What is the H-1B Visa & ICT?
The H-1B visa is a temporary US work visa for foreign nationals
in specialty occupations requiring specialized knowledge and at least a
bachelor’s degree (or equivalent).
- Eligibility: Requires an
offer of employment from a US-based employer in fields such as IT,
engineering, medicine, or business.
- Duration: Issued for
up to 3 years, renewable for a maximum of 6 years.
- Annual Cap: Capped at 65,000
visas per year, with an extra 20,000 available to those with
advanced US degrees.
- Limitations: Subject to a
lottery system, employer-specific restrictions, and lengthy green card
backlogs.
Because of these challenges, many H-1B workers explore the Canadian
ICT program as an alternative — offering LMIA-exempt work permits, quicker
processing, open work permits for spouses, and pathways to permanent residency.
Benefits of ICT
- Faster
approvals: No LMIA process.
- Family
included: Spouses can get an open work permit, and children can
go to school.
- Path to
permanent residency: After gaining Canadian work experience, ICT
workers can apply through Express Entry or a Provincial Nominee
Program (PNP).
Flexibility: Work permits are valid for 1–3 years and can be renewed (up to 5 years for specialized workers, 7 years for managers and executives).
Why Work with an Immigration Lawyer?
The new rules mean ICT applications need strong documentation:
proof of the company’s multinational status, business premises, proper wages,
and the employee’s qualifications. Mistakes can lead to delays or refusals.

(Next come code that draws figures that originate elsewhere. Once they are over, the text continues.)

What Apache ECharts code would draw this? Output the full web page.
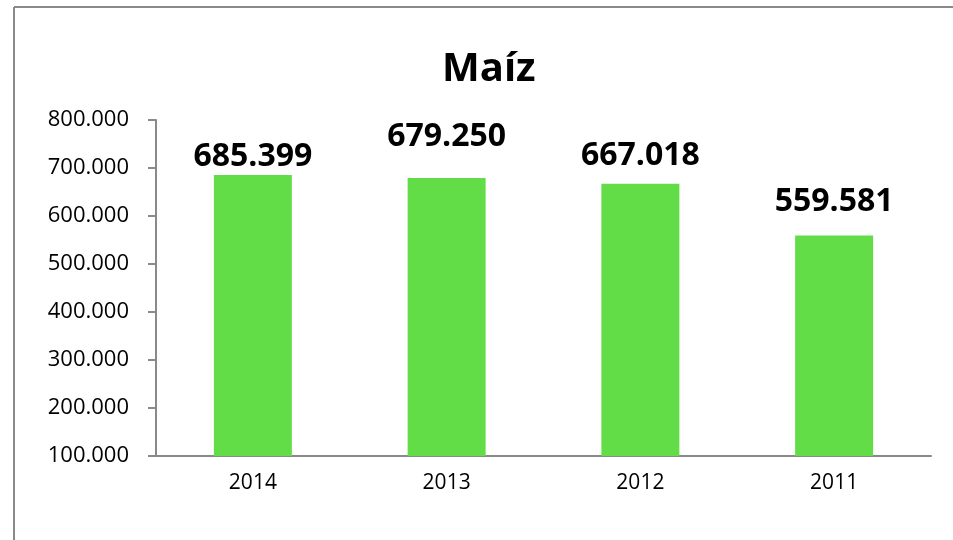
<!DOCTYPE html>
<html>
<head>
<meta charset="utf-8">
<script src="https://cdn.jsdelivr.net/npm/echarts@6/dist/echarts.min.js"></script>
<style>
  html, body { margin: 0; padding: 0; background: #fff; }
  #chart { width: 953px; height: 540px; }
</style>
</head>
<body>
<div id="chart"></div>
<script>
// datos
var years = ['2014', '2013', '2012', '2011'];
var produccion = [685399, 679250, 667018, 559581];
var yTicks = { min: 100000, max: 800000, interval: 100000 };
// separación de cada etiqueta sobre su barra (solo estilo)
var labelGap = [2, 25, 12, 18];

function miles(v) {
    return String(Math.round(v)).replace(/\B(?=(\d{3})+(?!\d))/g, '.');
}

var myChart = echarts.init(document.getElementById('chart'));
var axisColor = '#898989';

var option = {
    backgroundColor: '#fff',
    title: {
        text: 'Maíz',
        left: 437,
        top: 45,
        textStyle: {
            fontFamily: 'Open Sans',
            fontWeight: 'bold',
            fontSize: 40,
            color: '#000'
        }
    },
    graphic: [
        { type: 'line', shape: { x1: 14, y1: 7, x2: 953, y2: 7 }, style: { stroke: '#8a8a8a', lineWidth: 2 } },
        { type: 'line', shape: { x1: 14, y1: 7, x2: 14, y2: 540 }, style: { stroke: '#8a8a8a', lineWidth: 2 } }
    ],
    grid: {
        left: 156,
        right: 22,
        top: 120,
        bottom: 84
    },
    xAxis: {
        type: 'category',
        data: years,
        axisLine: { lineStyle: { color: axisColor, width: 2 } },
        axisTick: { length: 7, lineStyle: { color: axisColor, width: 2 } },
        axisLabel: {
            margin: 17,
            fontFamily: 'Open Sans',
            fontSize: 21,
            color: '#000'
        }
    },
    yAxis: {
        type: 'value',
        min: yTicks.min,
        max: yTicks.max,
        interval: yTicks.interval,
        splitLine: { show: false },
        axisLine: { show: true, lineStyle: { color: axisColor, width: 2 } },
        axisTick: { show: true, length: 8, lineStyle: { color: axisColor, width: 2 } },
        axisLabel: {
            margin: 27,
            fontFamily: 'Open Sans',
            fontSize: 22,
            color: '#000',
            formatter: miles
        }
    },
    series: [
        {
            type: 'bar',
            barWidth: 78,
            itemStyle: { color: '#62DD47' },
            data: produccion.map(function (v, i) {
                return {
                    value: v,
                    label: { distance: labelGap[i] }
                };
            }),
            label: {
                show: true,
                position: 'top',
                fontFamily: 'Open Sans',
                fontWeight: 'bold',
                fontSize: 32,
                color: '#000',
                formatter: function (p) { return miles(p.value); }
            }
        }
    ]
};
myChart.setOption(option);
window.addEventListener('resize', function () {
    myChart.resize();
});
</script>
</body>
</html>
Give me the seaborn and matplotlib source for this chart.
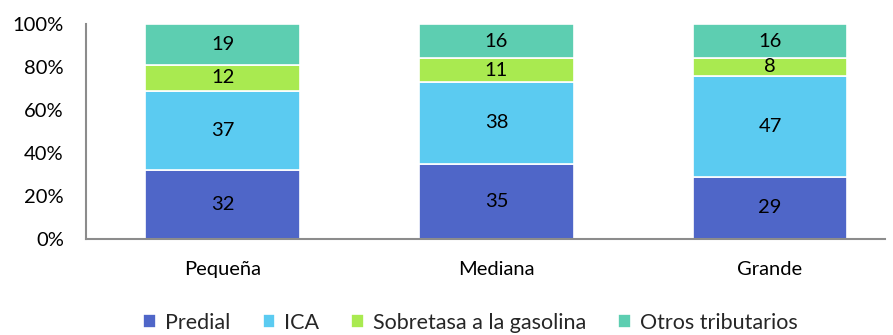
import numpy as np
import pandas as pd
import seaborn as sns
import matplotlib
matplotlib.use("Agg")
import matplotlib.pyplot as plt
from matplotlib.ticker import FuncFormatter

# data (percent of total per municipality size)
sizes = ["Pequeña", "Mediana", "Grande"]
series = ["Predial", "ICA", "Sobretasa a la gasolina", "Otros tributarios"]
predial = [32, 35, 29]
ica = [37, 38, 47]
sobretasa = [12, 11, 8]
otros = [19, 16, 16]
colors = ["#4F66C8", "#5BCBF1", "#A9EA50", "#5DCEB1"]

sns.set_theme(style="white")
plt.rcParams["font.family"] = ["Lato", "DejaVu Sans"]

fig = plt.figure(figsize=(8.93, 3.35), dpi=100)
ax = fig.add_axes([0.0963, 0.2866, 0.8947, 0.6418])

values = [predial, ica, sobretasa, otros]
bottom = np.zeros(len(sizes))
for name, vals, col in zip(series, values, colors):
    df = pd.DataFrame({"size": sizes, "val": vals})
    sns.barplot(data=df, x="size", y="val", color=col, bottom=bottom,
                width=0.566, edgecolor="white", linewidth=1.2,
                label=name, ax=ax, errorbar=None, saturation=1)
    for i, v in enumerate(vals):
        ax.text(i, bottom[i] + v / 2, str(v), ha="center", va="center",
                fontsize=14.5, color="black")
    bottom = bottom + np.array(vals)

handles, labels = ax.get_legend_handles_labels()
if ax.get_legend() is not None:
    ax.get_legend().remove()

ax.set_ylim(0, 100)
ax.set_xlim(-0.5, 2.42)
ax.set_yticks(np.arange(0, 101, 20))
ax.yaxis.set_major_formatter(FuncFormatter(lambda v, p: f"{int(v)}%"))
ax.set_xlabel("")
ax.set_ylabel("")
ax.tick_params(axis="both", labelsize=14.5, length=0, colors="black")
ax.tick_params(axis="x", pad=16)
ax.tick_params(axis="y", pad=16)
for s in ["top", "right"]:
    ax.spines[s].set_visible(False)
for s in ["left", "bottom"]:
    ax.spines[s].set_color("#8c8c8c")
    ax.spines[s].set_linewidth(1.5)

fig.legend(handles, labels, loc="center", bbox_to_anchor=(0.527, 0.037),
           ncol=4, frameon=False, fontsize=15.5, handlelength=0.6,
           handleheight=0.6, handletextpad=0.4, columnspacing=1.5)

fig.savefig("out.png", dpi=100)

An experienced immigration lawyer can make sure your application is well-prepared,
compliant with the latest IRCC requirements, and strategically presented.
Book a Consultation
Thinking about moving to Canada under the Intra-Company Transfer
Program?
Book a consultation today with an experienced immigration lawyer who can guide
you every step of the way.
Frequently Asked Questions
Yes — many H-1B professionals use ICT to move to Canada. But it’s not
just you applying alone: your employer’s Canadian office must also support
the transfer. The company provides proof of the corporate relationship and
business need, while you provide your personal documents and proof of your
role. Together, this forms the ICT application.